Base.convert{     n}(::Type{ModInt{n}}, i::     Int ) = ModInt{n}(i)
Base.promote_rule{n}(::Type{ModInt{n}},  ::Type{Int}) = ModInt{n}

Base.show{n}(    io::IO, k::ModInt{n}) = print(io, "$(k.k) mod $n")
Base.showcompact(io::IO, k::ModInt   ) = print(io, k.k)


# https://discourse.julialang.org/t/playing-around-with-intmod/980
Base.inv{n}(a::ModInt{n}) = ModInt{n}(invmod(a.k, n))

/{n}(a::ModInt{n}, b::ModInt{n}) = ModInt{n}( a*inv(b) )
/{n}(a::ModInt{n}, b::Integer  ) = /(promote(a,b)...)
/{n}(a::Integer  , b::ModInt{n}) = /(promote(a,b)...)

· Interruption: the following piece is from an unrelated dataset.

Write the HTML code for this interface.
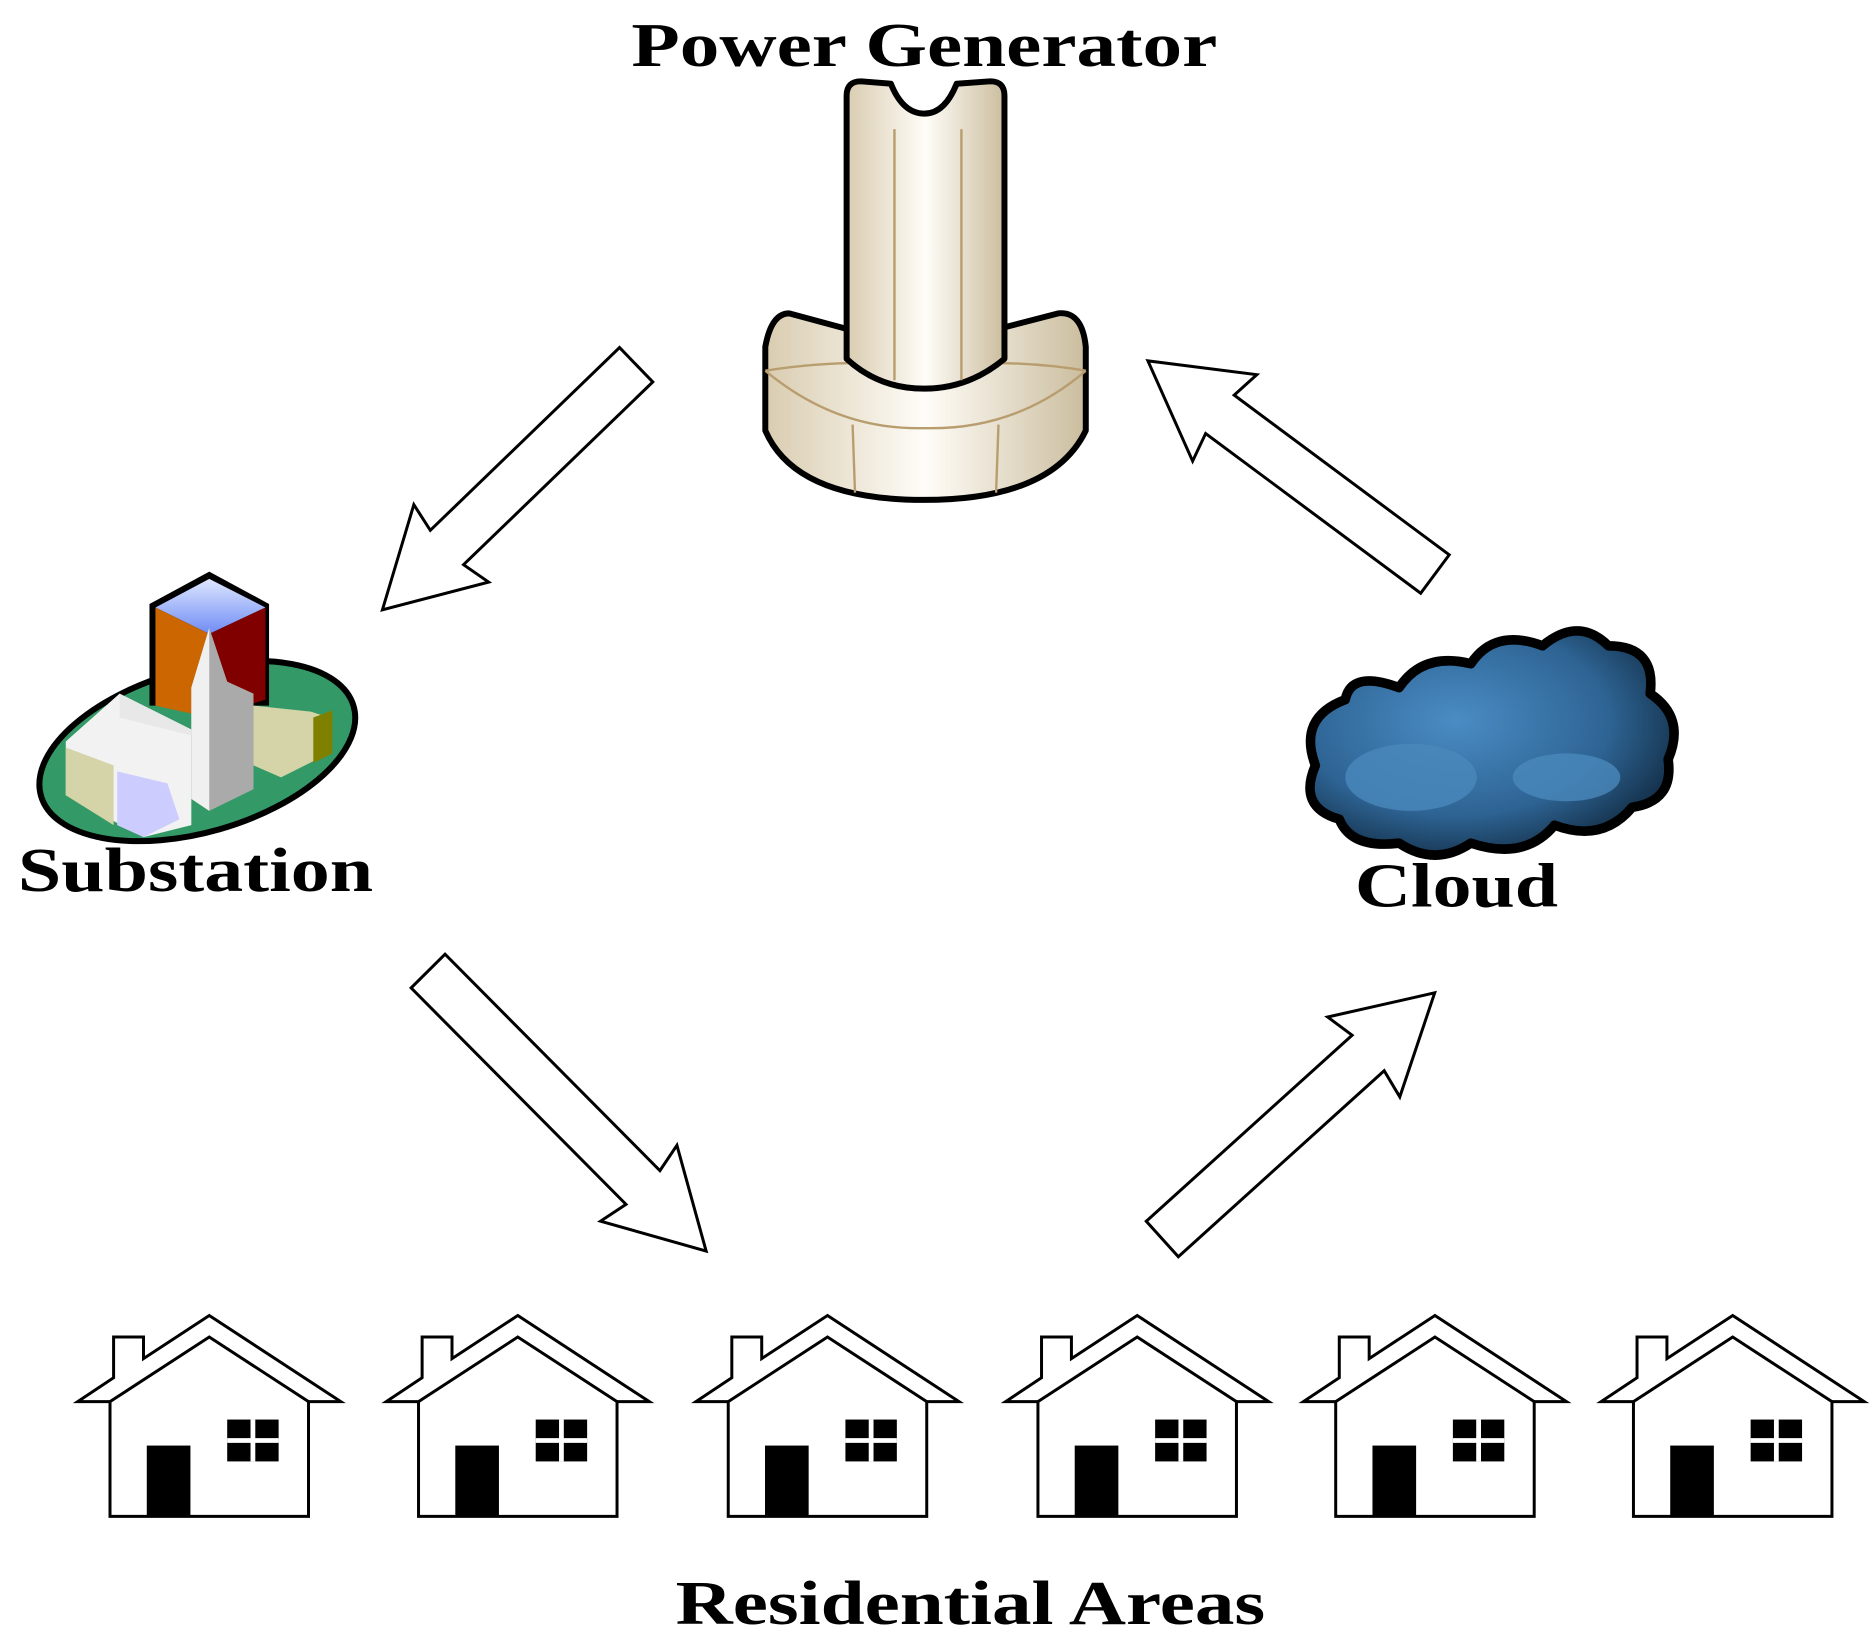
<!DOCTYPE html>
<html><head><style>html,body{margin:0;padding:0;background:#fff}svg{display:block}</style></head>
<body>
<svg width="1875" height="1642" viewBox="0 0 1568 1373" preserveAspectRatio="none" xmlns="http://www.w3.org/2000/svg">
<defs>
<linearGradient id="col" x1="0" x2="1"><stop offset="0" stop-color="#d9ccb0"/><stop offset="0.5" stop-color="#fffdf8"/><stop offset="1" stop-color="#cbbd9e"/></linearGradient>
<radialGradient id="cl" cx="0.4" cy="0.4" r="0.7"><stop offset="0" stop-color="#4a8cc4"/><stop offset="0.6" stop-color="#2e6494"/><stop offset="1" stop-color="#0e2438"/></radialGradient>
<linearGradient id="top" x1="0" y1="0" x2="0" y2="1"><stop offset="0" stop-color="#dde6ff"/><stop offset="1" stop-color="#6f8cf5"/></linearGradient>
<g id="house" stroke="#000" stroke-width="2.5" fill="#fff">
<polygon points="175,1100 285,1172 258,1172 258,1268 92,1268 92,1172 65,1172 95,1152 95,1118 120,1118 120,1136"/>
<polyline points="92,1172 175,1118 258,1172" fill="none"/>
<rect x="124" y="1210" width="34" height="56" fill="#000"/>
<rect x="190" y="1187" width="43" height="35" fill="#000" stroke="none"/>
<line x1="211.5" y1="1187" x2="211.5" y2="1222" stroke="#fff" stroke-width="4"/>
<line x1="190" y1="1204.5" x2="233" y2="1204.5" stroke="#fff" stroke-width="4"/>
</g>
</defs>

<g font-family="'Liberation Serif',serif" font-weight="bold" font-size="52" fill="#000">
<text x="528" y="55" textLength="490" lengthAdjust="spacingAndGlyphs">Power Generator</text>
<text x="15" y="745" textLength="297" lengthAdjust="spacingAndGlyphs">Substation</text>
<text x="1133" y="758" textLength="170" lengthAdjust="spacingAndGlyphs">Cloud</text>
<text x="565" y="1358" textLength="493" lengthAdjust="spacingAndGlyphs">Residential Areas</text>
</g>

<!-- generator -->
<g stroke="#000" stroke-linejoin="round">
<path d="M640,290 Q645,262 660,262 L708,275 L835,275 L885,262 Q905,260 908,290 L908,360 Q880,418 773,418 Q665,418 640,360 Z" fill="url(#col)" stroke-width="5"/>
<path d="M640,310 Q700,300 773,305 Q850,300 908,310 M640,310 Q700,360 773,358 Q850,360 908,310" fill="none" stroke="#b89d6f" stroke-width="2"/>
<line x1="713" y1="355" x2="715" y2="412" stroke="#b89d6f" stroke-width="2"/>
<line x1="835" y1="355" x2="833" y2="412" stroke="#b89d6f" stroke-width="2"/>
<path d="M708,80 Q708,68 720,68 L745,70 Q755,95 773,95 Q790,95 800,70 L828,68 Q840,68 840,80 L840,300 Q810,325 773,325 Q735,325 708,300 Z" fill="url(#col)" stroke-width="5"/>
<line x1="748" y1="108" x2="748" y2="318" stroke="#b89d6f" stroke-width="2"/>
<line x1="804" y1="108" x2="804" y2="318" stroke="#b89d6f" stroke-width="2"/>
</g>

<!-- substation -->
<g>
<ellipse cx="165" cy="628" rx="136" ry="68" transform="rotate(-16 165 628)" fill="#339966" stroke="#000" stroke-width="5"/>
<polygon points="125,505 175,478 225,505 225,590 125,590" fill="#000"/>
<polygon points="130,508 175,484 222,508 175,530" fill="url(#top)"/>
<polygon points="130,508 175,530 175,600 130,590" fill="#cc6600"/>
<polygon points="175,530 222,508 222,585 175,600" fill="#800000"/>
<polygon points="55,620 100,580 160,610 160,690 120,700 55,665" fill="#f2f2f2"/>
<polygon points="55,625 95,640 95,690 55,665" fill="#d4d4a8"/>
<polygon points="98,645 140,655 150,685 120,700 98,690" fill="#ccccff"/>
<polygon points="100,580 160,610 160,615 100,600" fill="#e8e8e8"/>
<polygon points="175,525 190,570 212,580 212,660 175,678 160,668 160,575" fill="#aaaaaa"/>
<polygon points="175,525 160,575 160,668 175,678" fill="#f0f0f0"/>
<polygon points="212,590 260,595 275,600 275,630 235,650 212,640" fill="#d4d4a8"/>
<polygon points="262,600 278,594 278,630 262,638" fill="#808000"/>
</g>

<!-- cloud -->
<path d="M1100,640 Q1085,600 1125,585 Q1130,560 1170,575 Q1190,545 1230,555 Q1250,525 1290,540 Q1320,515 1345,540 Q1385,540 1380,580 Q1410,600 1395,635 Q1400,670 1365,675 Q1340,705 1300,690 Q1275,720 1230,705 Q1200,725 1170,705 Q1130,710 1120,685 Q1085,675 1100,640 Z" fill="url(#cl)" stroke="#000" stroke-width="8" stroke-linejoin="round"/>
<ellipse cx="1180" cy="650" rx="55" ry="28" fill="#4a88bb" opacity="0.8"/>
<ellipse cx="1310" cy="650" rx="45" ry="20" fill="#4a88bb" opacity="0.8"/>

<!-- arrows -->
<g fill="#fff" stroke="#000" stroke-width="2.5" stroke-linejoin="miter">
<g transform="translate(532,305) rotate(136)"><polygon points="0,-20 0,20 220,20 215,45 295,0 215,-45 220,-20"/></g>
<g transform="translate(1200,480) rotate(216.6)"><polygon points="0,-20 0,20 224,20 219,45 299,0 219,-45 224,-20"/></g>
<g transform="translate(358,812) rotate(45.2)"><polygon points="0,-20 0,20 255,20 250,45 330,0 250,-45 255,-20"/></g>
<g transform="translate(972,1036) rotate(-42.1)"><polygon points="0,-20 0,20 232,20 227,45 307,0 227,-45 232,-20"/></g>
</g>

<!-- houses -->
<use href="#house"/>
<use href="#house" x="258"/>
<use href="#house" x="517"/>
<use href="#house" x="776"/>
<use href="#house" x="1025"/>
<use href="#house" x="1274"/>
</svg>
</body></html>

Base.rand{N}(rng::AbstractRNG, T::Type{ModInt{N}}) = T(rand(rng, 0:N-1))

macro disp(x)
    quote
        $(string(x)) |> display
        $(   esc(x)) |> display  # <-- line 41
    end
end


function test()
    @disp k = ModInt{7}(3)
    @disp 1/k
    @disp k * (1/k)
    
    @disp A = ModInt{7}[1 2; 3 4]
    @disp A^2

    @disp B = rand(ModInt{7}, 3, 3)
    @disp B * inv(B)                     # (*) fails often!
    @disp B * B^(-1)
end

ModInts.test()

end # module

Here’s the error:

Line 41 is marked above.


#8

Well, inv calls the generic fallback for lu factorization, which does pivoting by default, which in turn requires comparison of elements via < (actually, via > in lu.jl:36, but that falls back on <). The code should therefore work if you define <{n}(a::ModInt{n}, b::ModInt{n}).


#9

Thanks! I can see why that might give rise to an inconsistent failure – it is a random matrix, so it is probably choosing a different pivot point each time.

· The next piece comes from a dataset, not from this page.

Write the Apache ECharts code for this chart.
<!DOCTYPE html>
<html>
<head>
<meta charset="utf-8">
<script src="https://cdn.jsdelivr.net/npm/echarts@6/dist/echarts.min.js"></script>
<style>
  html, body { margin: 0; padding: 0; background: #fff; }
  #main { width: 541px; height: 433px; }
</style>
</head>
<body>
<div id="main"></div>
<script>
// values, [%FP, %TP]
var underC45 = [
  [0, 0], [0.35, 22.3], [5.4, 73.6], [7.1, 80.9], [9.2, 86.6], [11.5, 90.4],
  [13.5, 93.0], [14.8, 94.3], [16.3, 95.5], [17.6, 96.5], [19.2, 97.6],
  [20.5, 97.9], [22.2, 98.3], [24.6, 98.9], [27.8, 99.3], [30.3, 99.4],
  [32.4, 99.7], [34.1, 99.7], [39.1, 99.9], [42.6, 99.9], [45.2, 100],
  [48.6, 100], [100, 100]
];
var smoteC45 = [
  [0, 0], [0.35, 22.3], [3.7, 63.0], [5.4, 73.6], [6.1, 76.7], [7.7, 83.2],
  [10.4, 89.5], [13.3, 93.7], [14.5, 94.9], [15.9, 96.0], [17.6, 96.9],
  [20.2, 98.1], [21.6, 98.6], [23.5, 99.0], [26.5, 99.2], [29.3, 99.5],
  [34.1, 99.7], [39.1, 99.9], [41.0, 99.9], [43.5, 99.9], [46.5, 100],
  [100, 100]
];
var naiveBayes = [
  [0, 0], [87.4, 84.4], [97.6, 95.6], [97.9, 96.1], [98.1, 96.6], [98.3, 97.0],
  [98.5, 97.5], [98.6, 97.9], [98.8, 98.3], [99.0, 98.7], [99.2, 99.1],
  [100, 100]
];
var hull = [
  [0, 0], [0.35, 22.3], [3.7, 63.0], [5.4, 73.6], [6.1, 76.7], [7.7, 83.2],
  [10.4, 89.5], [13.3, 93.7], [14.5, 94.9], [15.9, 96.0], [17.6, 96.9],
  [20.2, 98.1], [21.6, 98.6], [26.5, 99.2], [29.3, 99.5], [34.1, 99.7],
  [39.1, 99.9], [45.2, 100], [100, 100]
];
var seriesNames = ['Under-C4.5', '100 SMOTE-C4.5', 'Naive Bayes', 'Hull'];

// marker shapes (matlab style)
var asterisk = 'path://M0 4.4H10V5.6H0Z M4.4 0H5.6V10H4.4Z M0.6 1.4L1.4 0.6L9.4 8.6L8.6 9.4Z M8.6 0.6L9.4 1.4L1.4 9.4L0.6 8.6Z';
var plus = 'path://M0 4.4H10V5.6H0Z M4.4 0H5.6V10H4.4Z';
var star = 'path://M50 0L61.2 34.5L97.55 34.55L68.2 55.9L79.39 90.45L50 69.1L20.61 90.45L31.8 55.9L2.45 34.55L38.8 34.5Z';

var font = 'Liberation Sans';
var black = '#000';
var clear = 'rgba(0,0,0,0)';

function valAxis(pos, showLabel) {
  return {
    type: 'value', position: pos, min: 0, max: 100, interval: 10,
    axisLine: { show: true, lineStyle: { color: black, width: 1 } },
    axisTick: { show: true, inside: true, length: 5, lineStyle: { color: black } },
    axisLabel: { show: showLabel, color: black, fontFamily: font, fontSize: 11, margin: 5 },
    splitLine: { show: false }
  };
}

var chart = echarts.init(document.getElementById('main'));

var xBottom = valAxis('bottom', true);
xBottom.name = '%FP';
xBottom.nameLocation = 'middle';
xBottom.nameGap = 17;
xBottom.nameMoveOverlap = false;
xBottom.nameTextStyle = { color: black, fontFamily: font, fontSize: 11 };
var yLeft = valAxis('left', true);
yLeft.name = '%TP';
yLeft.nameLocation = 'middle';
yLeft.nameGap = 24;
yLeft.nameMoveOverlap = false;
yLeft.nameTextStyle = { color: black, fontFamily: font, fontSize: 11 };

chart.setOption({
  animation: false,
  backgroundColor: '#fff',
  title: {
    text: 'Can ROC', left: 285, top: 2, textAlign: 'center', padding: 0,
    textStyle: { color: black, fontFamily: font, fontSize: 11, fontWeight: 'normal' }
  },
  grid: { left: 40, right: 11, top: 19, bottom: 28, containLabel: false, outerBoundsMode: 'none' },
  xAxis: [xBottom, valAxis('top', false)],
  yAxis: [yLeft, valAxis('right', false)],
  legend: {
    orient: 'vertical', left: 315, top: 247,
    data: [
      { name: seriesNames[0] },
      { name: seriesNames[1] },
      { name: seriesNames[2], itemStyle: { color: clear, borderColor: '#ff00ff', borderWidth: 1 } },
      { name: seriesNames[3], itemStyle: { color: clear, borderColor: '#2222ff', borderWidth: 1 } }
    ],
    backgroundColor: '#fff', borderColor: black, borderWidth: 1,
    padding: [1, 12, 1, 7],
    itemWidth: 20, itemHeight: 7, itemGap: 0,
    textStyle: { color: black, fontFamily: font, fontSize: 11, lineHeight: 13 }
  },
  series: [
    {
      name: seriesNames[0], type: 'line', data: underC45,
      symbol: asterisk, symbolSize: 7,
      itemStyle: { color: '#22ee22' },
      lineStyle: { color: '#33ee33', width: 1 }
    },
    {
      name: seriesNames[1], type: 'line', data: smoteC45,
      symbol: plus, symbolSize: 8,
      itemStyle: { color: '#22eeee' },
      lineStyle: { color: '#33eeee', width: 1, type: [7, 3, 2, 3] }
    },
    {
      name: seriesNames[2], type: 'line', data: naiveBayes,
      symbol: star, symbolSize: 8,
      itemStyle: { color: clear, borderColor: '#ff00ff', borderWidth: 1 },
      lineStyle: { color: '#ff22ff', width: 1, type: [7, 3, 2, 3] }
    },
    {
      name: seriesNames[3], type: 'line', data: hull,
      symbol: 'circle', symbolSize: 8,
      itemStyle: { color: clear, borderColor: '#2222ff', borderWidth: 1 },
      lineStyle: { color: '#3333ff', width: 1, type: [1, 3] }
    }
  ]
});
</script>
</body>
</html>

Now for the tricky part: what on earth is a < operator going to do using clock arithmetic!

Is p-1 < 0? They are right next to one another, and p-1 is to the left of 0 just as 0 is to the left of 1.

Maybe I should do it by shortest distance…


#10

ok I’ve revised the code (now works):

import Base: /

immutable ModInt{n} <: Integer
    k::Int
    ModInt(k::Int) = new( k ≥ 0 ? k%n : (k%n + n) ) # fixed so always ≥ 0
    ModInt(k::ModInt{n}) = new( k.k ) # (B)
end

Base.convert{     n}(::Type{ModInt{n}}, i::     Int ) = ModInt{n}(i)
Base.promote_rule{n}(::Type{ModInt{n}},  ::Type{Int}) = ModInt{n}

Base.inv{n}(a::ModInt{n}) = ModInt{n}(invmod(a.k, n))

/{n}(a::ModInt{n}, b::ModInt{n}) = ModInt{n}( a*inv(b) )
/{n}(a::ModInt{n}, b::Integer  ) = /(promote(a,b)...)
/{n}(a::Integer  , b::ModInt{n}) = /(promote(a,b)...)

# test
k = ModInt{7}(3)
1 / k

^ strangely constructor (B) is required.
Which means that promote acting on (a::Integer , b::ModInt{n}) is having to ‘promote’ ModInt{n} -> ModInt{n} which looks inefficient.
Why not just use the original value?
(it seems that Julia is performing a needless object copy)

Also it doesn’t quite seem aesthetically right that I need that Base.convert line. Shouldn’t Julia be able to infer from the fact that ModInt{n} has a constructor that takes an Int?


#11

I wonder if we should add that fallback to Base. It would probably produce less confusing behavior in just such cases – i.e. a definition is provided for dividing a type by itself.


#12

Issue opened: https://github.com/JuliaLang/julia/issues/19714. @pitao, if you feel like taking a crack at it, this is a pretty straightforward change.


#13

Thanks – I’m on it! This is just the kind of stuff I need right now.


#14

Fixed. This ended up being trickier than expected because of needing to avoid performance regressions for built-in types but in the end various division operations involving BigInts actually ended up getting faster. Sorry to have snagged the issue, @pitao – I wanted to get it fixed in time for 0.6.